From the listing, collect all lines containing the word "this".

## [Items listed in a dataset]
_ _ _ _

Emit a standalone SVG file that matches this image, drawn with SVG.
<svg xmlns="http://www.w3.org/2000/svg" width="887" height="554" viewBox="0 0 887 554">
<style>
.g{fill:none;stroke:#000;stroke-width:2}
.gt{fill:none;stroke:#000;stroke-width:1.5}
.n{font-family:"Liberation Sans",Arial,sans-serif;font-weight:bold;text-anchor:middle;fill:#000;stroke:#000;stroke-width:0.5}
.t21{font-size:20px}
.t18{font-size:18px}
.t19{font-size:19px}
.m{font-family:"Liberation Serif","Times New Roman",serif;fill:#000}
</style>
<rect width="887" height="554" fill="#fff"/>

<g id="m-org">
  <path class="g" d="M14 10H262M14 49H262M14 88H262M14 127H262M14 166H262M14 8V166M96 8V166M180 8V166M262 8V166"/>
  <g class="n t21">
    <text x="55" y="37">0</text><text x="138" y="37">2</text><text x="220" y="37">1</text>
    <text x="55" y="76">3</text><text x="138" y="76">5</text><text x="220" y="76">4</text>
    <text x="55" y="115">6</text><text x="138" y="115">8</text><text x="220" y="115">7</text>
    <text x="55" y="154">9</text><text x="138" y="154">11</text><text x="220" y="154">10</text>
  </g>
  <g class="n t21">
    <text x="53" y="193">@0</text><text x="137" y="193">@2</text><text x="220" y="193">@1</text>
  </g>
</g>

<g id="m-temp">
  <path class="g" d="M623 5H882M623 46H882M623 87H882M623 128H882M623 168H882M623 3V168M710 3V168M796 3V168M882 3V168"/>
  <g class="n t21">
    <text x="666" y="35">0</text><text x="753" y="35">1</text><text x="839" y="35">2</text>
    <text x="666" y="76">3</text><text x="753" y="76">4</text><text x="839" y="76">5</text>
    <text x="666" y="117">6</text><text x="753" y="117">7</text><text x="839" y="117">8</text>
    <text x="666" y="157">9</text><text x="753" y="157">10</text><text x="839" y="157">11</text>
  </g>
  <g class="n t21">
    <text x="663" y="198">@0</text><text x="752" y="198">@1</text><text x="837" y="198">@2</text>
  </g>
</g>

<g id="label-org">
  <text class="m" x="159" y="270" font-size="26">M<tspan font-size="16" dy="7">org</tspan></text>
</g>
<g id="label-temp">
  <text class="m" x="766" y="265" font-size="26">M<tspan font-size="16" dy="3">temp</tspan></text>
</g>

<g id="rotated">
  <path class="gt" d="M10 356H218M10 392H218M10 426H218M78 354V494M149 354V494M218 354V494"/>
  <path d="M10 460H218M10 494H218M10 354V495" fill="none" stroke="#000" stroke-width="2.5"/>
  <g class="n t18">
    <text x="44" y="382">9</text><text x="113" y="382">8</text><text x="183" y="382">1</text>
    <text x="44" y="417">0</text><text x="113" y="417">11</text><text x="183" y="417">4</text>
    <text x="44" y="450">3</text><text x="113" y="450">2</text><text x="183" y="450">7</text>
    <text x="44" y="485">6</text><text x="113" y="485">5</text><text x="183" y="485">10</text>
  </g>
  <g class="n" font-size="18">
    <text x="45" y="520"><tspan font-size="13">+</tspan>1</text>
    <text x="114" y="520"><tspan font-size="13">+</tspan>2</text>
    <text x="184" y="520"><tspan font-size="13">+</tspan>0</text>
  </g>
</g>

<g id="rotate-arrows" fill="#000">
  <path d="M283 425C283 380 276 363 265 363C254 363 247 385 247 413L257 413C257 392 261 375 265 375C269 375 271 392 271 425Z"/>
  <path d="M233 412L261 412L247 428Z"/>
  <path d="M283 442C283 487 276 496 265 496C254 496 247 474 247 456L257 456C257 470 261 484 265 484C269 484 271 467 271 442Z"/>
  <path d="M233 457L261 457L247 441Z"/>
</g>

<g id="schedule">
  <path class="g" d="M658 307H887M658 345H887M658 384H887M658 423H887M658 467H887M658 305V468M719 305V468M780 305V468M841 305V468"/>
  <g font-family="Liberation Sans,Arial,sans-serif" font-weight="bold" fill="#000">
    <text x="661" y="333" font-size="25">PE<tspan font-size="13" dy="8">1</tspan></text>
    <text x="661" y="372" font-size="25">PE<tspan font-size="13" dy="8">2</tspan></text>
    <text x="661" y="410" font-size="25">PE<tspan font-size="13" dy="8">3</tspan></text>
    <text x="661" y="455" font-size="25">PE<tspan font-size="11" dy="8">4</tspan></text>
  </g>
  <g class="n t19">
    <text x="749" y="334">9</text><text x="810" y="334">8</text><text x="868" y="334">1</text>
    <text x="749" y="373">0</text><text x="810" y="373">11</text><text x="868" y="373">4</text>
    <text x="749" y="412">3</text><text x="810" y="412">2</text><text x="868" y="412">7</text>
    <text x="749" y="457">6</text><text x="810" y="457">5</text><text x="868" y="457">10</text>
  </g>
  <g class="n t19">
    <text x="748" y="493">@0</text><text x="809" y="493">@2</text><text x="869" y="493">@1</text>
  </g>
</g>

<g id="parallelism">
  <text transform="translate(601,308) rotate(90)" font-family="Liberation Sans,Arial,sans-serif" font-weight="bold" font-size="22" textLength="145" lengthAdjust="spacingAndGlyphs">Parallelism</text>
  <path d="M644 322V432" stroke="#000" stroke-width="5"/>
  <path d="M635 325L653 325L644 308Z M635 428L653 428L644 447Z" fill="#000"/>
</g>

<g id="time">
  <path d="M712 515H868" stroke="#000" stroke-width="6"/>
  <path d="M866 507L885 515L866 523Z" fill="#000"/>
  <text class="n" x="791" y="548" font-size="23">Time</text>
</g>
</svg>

_ _ _ _

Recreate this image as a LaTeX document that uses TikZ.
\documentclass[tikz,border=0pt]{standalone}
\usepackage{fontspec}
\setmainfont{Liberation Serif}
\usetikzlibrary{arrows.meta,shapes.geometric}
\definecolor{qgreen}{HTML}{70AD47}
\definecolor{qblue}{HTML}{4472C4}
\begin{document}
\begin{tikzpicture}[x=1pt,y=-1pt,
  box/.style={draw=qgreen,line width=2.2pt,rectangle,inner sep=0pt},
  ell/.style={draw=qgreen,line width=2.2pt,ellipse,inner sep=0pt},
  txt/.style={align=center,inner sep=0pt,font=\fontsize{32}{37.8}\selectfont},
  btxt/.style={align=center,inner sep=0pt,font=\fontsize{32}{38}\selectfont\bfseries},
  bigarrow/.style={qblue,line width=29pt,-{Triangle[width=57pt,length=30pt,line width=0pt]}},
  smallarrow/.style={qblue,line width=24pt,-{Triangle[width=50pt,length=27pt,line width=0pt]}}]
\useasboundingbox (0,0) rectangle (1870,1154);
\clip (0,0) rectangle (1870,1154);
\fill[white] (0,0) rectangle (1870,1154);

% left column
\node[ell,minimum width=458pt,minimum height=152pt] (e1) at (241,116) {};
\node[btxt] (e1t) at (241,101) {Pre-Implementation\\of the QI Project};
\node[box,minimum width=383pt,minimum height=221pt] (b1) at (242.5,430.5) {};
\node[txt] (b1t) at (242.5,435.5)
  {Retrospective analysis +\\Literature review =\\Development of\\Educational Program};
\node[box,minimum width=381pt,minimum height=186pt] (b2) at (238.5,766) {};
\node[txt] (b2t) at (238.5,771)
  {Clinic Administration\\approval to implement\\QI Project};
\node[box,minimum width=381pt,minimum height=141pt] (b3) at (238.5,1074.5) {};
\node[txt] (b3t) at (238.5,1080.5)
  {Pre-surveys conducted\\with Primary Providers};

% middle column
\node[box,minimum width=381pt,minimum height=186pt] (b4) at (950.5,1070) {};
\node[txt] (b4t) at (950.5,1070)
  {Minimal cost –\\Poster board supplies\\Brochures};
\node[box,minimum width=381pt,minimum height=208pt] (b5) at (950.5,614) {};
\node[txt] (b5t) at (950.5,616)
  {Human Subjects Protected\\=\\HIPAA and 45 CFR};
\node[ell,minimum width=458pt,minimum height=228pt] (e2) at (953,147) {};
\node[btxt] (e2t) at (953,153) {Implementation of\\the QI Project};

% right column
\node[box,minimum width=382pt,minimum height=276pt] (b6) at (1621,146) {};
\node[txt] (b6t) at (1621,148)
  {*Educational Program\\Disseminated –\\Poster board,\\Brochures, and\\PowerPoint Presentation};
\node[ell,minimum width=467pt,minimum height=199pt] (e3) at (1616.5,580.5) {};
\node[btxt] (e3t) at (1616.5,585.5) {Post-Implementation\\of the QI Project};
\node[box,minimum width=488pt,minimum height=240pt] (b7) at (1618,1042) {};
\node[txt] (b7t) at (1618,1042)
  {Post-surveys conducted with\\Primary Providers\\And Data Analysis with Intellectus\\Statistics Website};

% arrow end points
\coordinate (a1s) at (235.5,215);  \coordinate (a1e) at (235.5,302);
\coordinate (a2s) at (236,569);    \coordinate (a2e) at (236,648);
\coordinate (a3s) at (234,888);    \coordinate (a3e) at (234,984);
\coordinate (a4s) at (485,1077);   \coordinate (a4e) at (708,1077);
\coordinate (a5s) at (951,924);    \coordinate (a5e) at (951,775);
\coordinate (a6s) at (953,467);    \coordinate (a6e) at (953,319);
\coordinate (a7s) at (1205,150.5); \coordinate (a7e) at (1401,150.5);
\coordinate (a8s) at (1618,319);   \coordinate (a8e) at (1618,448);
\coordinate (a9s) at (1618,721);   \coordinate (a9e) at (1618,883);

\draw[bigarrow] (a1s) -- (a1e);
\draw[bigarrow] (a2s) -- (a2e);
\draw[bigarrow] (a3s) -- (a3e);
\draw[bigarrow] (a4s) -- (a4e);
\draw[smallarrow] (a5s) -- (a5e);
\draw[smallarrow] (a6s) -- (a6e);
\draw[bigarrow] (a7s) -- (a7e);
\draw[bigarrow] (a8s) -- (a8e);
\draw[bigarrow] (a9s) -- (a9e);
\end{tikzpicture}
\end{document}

_ _ _ _

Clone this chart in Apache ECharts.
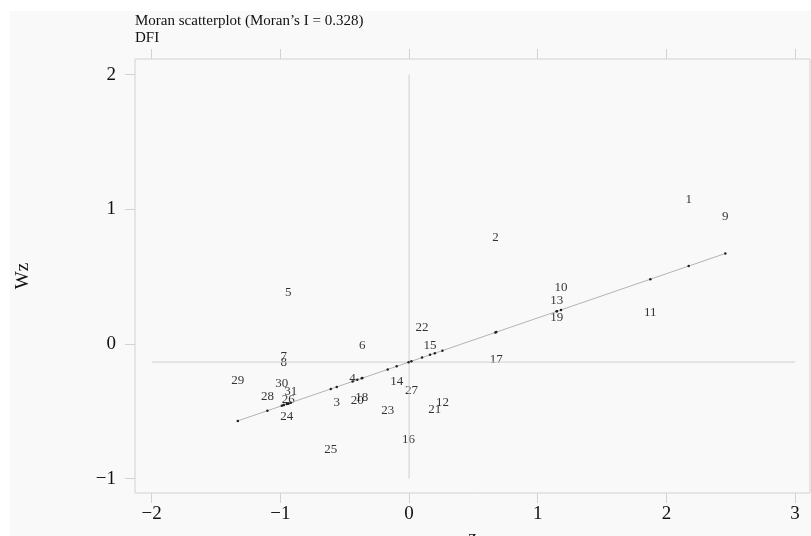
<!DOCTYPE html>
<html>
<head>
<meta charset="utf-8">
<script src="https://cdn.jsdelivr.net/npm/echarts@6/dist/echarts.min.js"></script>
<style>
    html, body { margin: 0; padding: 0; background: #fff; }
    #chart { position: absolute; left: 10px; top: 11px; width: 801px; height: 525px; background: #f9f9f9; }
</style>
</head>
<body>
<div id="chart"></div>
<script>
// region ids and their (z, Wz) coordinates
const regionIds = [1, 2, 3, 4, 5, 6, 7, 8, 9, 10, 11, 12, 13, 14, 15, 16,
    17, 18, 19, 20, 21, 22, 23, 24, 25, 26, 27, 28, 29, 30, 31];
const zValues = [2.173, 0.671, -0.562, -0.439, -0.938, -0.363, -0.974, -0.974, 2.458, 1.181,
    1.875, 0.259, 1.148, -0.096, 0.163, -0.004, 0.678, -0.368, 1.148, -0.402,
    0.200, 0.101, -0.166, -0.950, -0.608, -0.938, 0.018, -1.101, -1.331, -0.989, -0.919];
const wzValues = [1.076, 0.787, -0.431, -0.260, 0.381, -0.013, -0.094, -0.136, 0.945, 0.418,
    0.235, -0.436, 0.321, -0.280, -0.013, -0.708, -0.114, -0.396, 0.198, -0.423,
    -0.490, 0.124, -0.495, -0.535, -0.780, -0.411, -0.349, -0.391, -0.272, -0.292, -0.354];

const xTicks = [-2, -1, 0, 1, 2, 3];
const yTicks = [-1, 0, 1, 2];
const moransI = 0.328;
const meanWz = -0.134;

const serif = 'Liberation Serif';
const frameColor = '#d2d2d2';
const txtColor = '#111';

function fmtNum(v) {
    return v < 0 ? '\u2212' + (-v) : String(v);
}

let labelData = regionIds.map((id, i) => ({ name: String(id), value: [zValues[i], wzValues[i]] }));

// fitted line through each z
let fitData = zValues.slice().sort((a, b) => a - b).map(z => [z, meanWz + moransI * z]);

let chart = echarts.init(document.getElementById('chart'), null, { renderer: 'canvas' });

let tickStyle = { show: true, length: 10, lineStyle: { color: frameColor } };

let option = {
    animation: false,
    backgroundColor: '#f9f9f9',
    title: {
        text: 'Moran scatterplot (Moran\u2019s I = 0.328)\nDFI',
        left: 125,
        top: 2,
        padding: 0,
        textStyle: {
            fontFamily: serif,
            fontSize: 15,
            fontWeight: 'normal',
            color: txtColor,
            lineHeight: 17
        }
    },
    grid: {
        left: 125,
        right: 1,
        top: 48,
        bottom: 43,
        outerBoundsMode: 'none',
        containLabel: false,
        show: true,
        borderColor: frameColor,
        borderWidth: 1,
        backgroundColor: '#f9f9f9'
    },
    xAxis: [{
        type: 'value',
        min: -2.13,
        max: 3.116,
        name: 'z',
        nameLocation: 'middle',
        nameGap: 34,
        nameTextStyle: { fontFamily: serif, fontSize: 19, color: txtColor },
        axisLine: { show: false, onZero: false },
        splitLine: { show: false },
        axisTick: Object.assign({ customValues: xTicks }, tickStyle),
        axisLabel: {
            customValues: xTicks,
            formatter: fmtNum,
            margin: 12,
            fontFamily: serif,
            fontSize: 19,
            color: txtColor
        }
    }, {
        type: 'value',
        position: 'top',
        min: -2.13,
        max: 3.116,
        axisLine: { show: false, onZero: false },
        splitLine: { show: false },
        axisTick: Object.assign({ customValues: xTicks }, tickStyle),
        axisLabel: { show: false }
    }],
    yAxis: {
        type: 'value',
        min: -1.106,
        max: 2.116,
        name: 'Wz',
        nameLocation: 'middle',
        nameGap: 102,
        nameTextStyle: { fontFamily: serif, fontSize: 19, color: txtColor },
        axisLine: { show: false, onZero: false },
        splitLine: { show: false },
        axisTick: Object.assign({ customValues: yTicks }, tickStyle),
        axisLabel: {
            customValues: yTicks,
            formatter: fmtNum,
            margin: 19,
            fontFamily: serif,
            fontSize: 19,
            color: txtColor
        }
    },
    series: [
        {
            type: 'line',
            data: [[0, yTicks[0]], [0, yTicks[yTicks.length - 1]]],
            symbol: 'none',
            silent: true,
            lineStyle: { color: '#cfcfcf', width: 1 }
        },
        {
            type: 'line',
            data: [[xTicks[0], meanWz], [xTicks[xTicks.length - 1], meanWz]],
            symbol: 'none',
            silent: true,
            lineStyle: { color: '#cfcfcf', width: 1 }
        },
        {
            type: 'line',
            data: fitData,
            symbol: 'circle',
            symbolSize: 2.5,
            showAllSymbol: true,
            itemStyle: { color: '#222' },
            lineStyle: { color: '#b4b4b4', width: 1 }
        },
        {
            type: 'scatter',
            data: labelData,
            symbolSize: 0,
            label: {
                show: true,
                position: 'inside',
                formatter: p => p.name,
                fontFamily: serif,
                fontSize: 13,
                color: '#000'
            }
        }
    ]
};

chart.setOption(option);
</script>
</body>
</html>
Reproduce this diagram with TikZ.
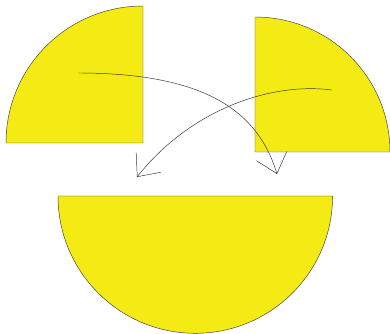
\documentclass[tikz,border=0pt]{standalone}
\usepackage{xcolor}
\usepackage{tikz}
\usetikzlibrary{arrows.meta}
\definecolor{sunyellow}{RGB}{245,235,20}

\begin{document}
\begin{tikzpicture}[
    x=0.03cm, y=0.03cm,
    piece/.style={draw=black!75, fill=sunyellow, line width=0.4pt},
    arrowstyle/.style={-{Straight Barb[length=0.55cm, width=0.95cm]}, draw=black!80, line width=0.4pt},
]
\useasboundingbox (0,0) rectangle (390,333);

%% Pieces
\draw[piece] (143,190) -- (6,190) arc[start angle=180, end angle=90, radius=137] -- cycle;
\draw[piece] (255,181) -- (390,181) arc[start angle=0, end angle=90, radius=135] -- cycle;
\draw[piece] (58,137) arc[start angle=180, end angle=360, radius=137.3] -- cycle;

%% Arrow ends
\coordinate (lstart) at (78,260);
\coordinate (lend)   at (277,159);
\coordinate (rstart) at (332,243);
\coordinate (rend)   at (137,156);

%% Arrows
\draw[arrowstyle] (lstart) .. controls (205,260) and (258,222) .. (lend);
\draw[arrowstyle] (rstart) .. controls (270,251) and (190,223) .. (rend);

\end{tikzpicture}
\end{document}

_ _ _ _

## [RESULT OF THE TASK]
Emit a standalone SVG file that matches this image, drawn with SVG.
Recreate this image as a LaTeX document that uses TikZ.
Clone this chart in Apache ECharts.
Reproduce this diagram with TikZ.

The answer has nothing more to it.